Workers’ Comp. R. of N.C. Indus. Comm’n 6I3(l)(c), 2002 Ann. R. (N.C.) 770 (emphasis added). Because the deputy commissioner’s order dismissed-plaintiff’s claim for failure to prosecute, she was required to comply with Rule 613(l)(c).

By its terms, Rule 613(l)(c) dictates that a claim not be dismissed unless the affected party is given notice and an opportunity to be heard. In this case, dismissal was ordered sua sponte by the deputy commissioner, with neither party receiving notice that such an order was pending or contemplated. This procedure violated Rule 613(l)(c). Lee v. Roses, 162 N.C. App. 129, 131-32, 590 S.E.2d 404, 406 (2004) (“Rule 613(l)(c) of the Workers’ Compensation Rules permits the dismissal-of a claim with prejudice for failure to prosecute upon proper notice and an opportunity to be heard.”).

Further, in Lee, this Court reversed an order of the Full Commission under Rule 613(l)(c) when, as here, it failed to make findings of fact and conclusions of law necessary to support the order of dismissal. Id. at 131, 590 S.E.2d at 406. Under Lee, prior to dismissing a claim pursuant to Rule 613(l)(c), the Commission must, in its order, address three factors:

“(1) whether the plaintiff acted in a manner which deliberately or unreasonably delayed the matter; (2) the amount of prejudice, if any, to the defendant [caused by the plaintiff’s failure to prosecute]; and (3) the reason, if one exists, that sanctions short of dismissal would not suffice.”

Id. at 133, 590 S.E.2d at 407 (quoting Wilder v. Wilder, 146 N.C. App. 574, 578, 553 S.E.2d 425, 428 (2001)). Just as this Court observed in Lee, “neither the deputy commissioner nor the Full Commission made findings of fact or conclusions of law addressing any of the above cited factors. Thus, the order is not sufficient as a matter of law to dismiss the plaintiff’s claim with prejudice for failure to prosecute.” Id. at 133, 590 S.E.2d at 407.

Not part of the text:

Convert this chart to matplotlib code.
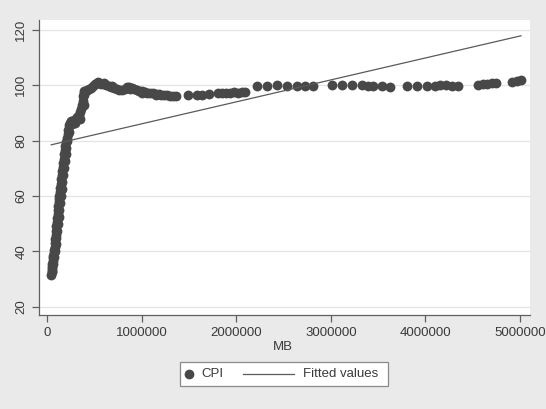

Accordingly, the Full Commission in this case erred when it summarily affirmed the deputy commissioner’s order entered without notice and an opportunity to be heard and when it failed to make the necessary findings of fact and conclusions of law to support its order. The order of dismissal is reversed and this case is remanded *880to the Industrial Commission for further proceedings consistent with this opinion.

Reversed and remanded.

Chief Judge MARTIN and Judge BRYANT concur.